In our previous video, we spoke about the type of updates. But I thought a review would be useful depending on how you manage updates in your environment.

For Windows, you may want each individual machine to do a Windows update, which is 1 by 1 by 1. Or if you’re a larger, domain-type environment, you might want to take advantage of Windows Server update services so that you have one central server, and you get to decide how you roll those patches out. Apple, of course, and Linux, has also other options to be able to update all of the operating system patches, security updates, and everything else for those operating systems.

This update process for operating systems isn’t exactly seamless when you get into a large and complex environment. For our home computers, we tend to turn on updates and just have it download the updates and install them. We don’t care very much.

But we also have to consider that, when we are installing these updates, they might introduce other problems. They might break an application that we use in our environment that is a mission critical app. This application must run for us to be able to perform the duties and functions of our organization.

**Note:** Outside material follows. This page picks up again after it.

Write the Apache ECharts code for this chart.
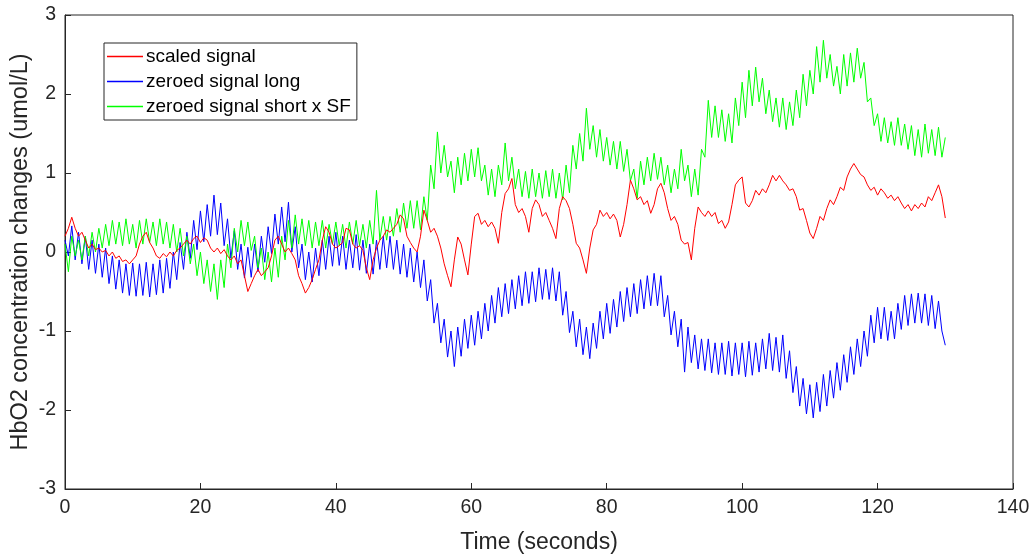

So you don’t want to install a patch and suddenly your entire business comes to a complete halt.

So sometimes you have to pick and choose exactly what patch you want to install. And that’s when that Windows update server can be really, really useful, because you can deploy the patches as you would like. Maybe you’d like some patches to be installed, other patches not to be installed. You can control that all from a central place.

That central management really gives you a lot of flexibility not just with the type of apps that are being deployed, but also the bandwidth, because that central update server is the only one downloading the patches. Everybody else is getting their patches from this internal server. And you’re saving a little bit more bandwidth on your internet connection.

No matter what system you use, or how you deploy these, patch management becomes an incredibly important part of your overall security strategy.